The preceding steps set up the AWS Glue Data Catalog policies, which grant Tecton access only to the metadata. The related S3 bucket and object-level access permissions are defined separately by S3, and can be more restrictive if required. For more information, see this AWS blog post.

Validating Permissions with Databricks

To validate the cross-account permissions with Databricks, launch a cluster with the *-spark-node role:

  1. Create a cluster.
  2. Click the Instances tab on the Cluster Creation page.
  3. In the Instance Profiles drop-down list, select the instance profile.
  4. Verify that you can access the Glue Catalog by running the following command in a notebook:

    show databases;
    

    If the command succeeds, the Tecton cluster is configured to use Glue.

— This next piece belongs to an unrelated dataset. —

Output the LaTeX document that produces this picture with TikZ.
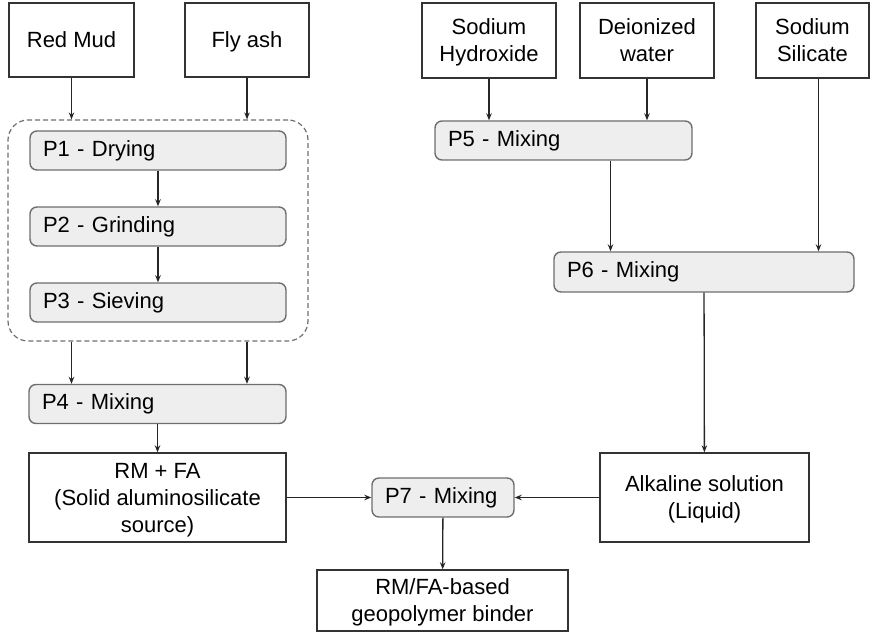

Validating Permissions with Amazon EMR

To validate the cross-account permissions with Amazon EMR, follow these steps:

  1. Create an EMR cluster. A convenient way to do this is to clone an existing Notebook cluster.
  2. Launch a notebook on this cluster.
  3. Verify that you can access the Glue Catalog by running the following command in a notebook:

    show databases;
    

Limitations

Adding a Hive datastore has the following limitations:

  • You cannot dynamically switch between a Glue Catalog and a Hive metastore. You must restart the cluster for new Spark configurations to take effect.
  • For other considerations when using AWS Glue Data Catalogs, see the AWS Spark documentation.